The continuing two-year (2010 and 2011) performance goals against which the company’s performance will
be measured for purposes of the second installment of the 2010 long-term incentive awards (which are payable
in the first quarter of 2012) are to: reduce fixed general and administrative expenses; achieve our target
relating to the reduction of credit-related expenses; achieve risk-adjusted return on economic capital targets;
meet deliverables on business process and technology improvements; address all matters requiring attention
identified by our regulator; and make progress on certain strategic projects.

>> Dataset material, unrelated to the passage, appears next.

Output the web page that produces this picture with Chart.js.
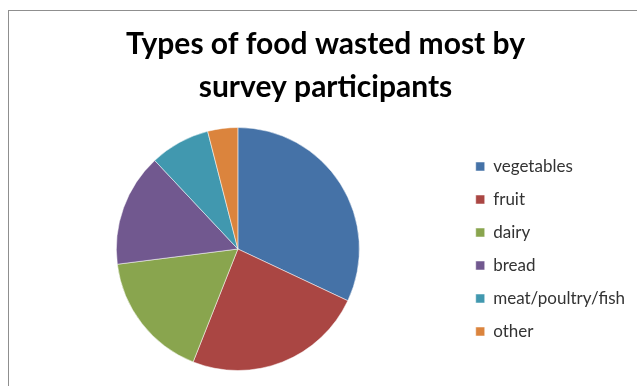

COMPENSATION COMMITTEE REPORT
The Compensation Committee of the Board of Directors of Fannie Mae has reviewed and discussed the
Compensation Discussion and Analysis included in this Form 10-K with management. Based on such review
and discussions, the Compensation Committee has recommended to the Board of Directors that the
Compensation Discussion and Analysis be included in this Form 10-K.
Compensation Committee:
Brenda J. Gaines, Chair
Dennis R. Beresford
Charlynn Goins (member since January 2011)
Jonathan Plutzik
David H. Sidwell
COMPENSATION RISK ASSESSMENT
We conducted a risk assessment of our employee compensation policies and practices. In conducting this risk
assessment, we reviewed, among other things, our compensation plans, pay profiles, performance goals and
performance appraisal management process. We also assessed whether policies, procedures or other mitigating
controls existed that would reduce the opportunity for excessive or inappropriate risk-taking within our
compensation policies and practices.
Based on the results of our risk assessment, we concluded that our employee compensation policies and
practices do not create risks that are reasonably likely to have a material adverse effect on the company.
Several factors contributed to our conclusion, including:
Payment of incentive compensation is based on the achievement of performance metrics that we have
concluded do not encourage unnecessary or excessive risk-taking. Our mix of multiple qualitative and
quantitative performance metrics without undue emphasis on any one metric provides an appropriate
balance of incentives.
Our extensive performance appraisal process ensures achievement of goals without encouraging executives
or employees to take inappropriate risks.
Although we have an all cash compensation program while under conservatorship, FHFA approval of our
executive compensation arrangements and our payment of most incentive payments over time, with a
portion based on future performance, encourages appropriate decision-making.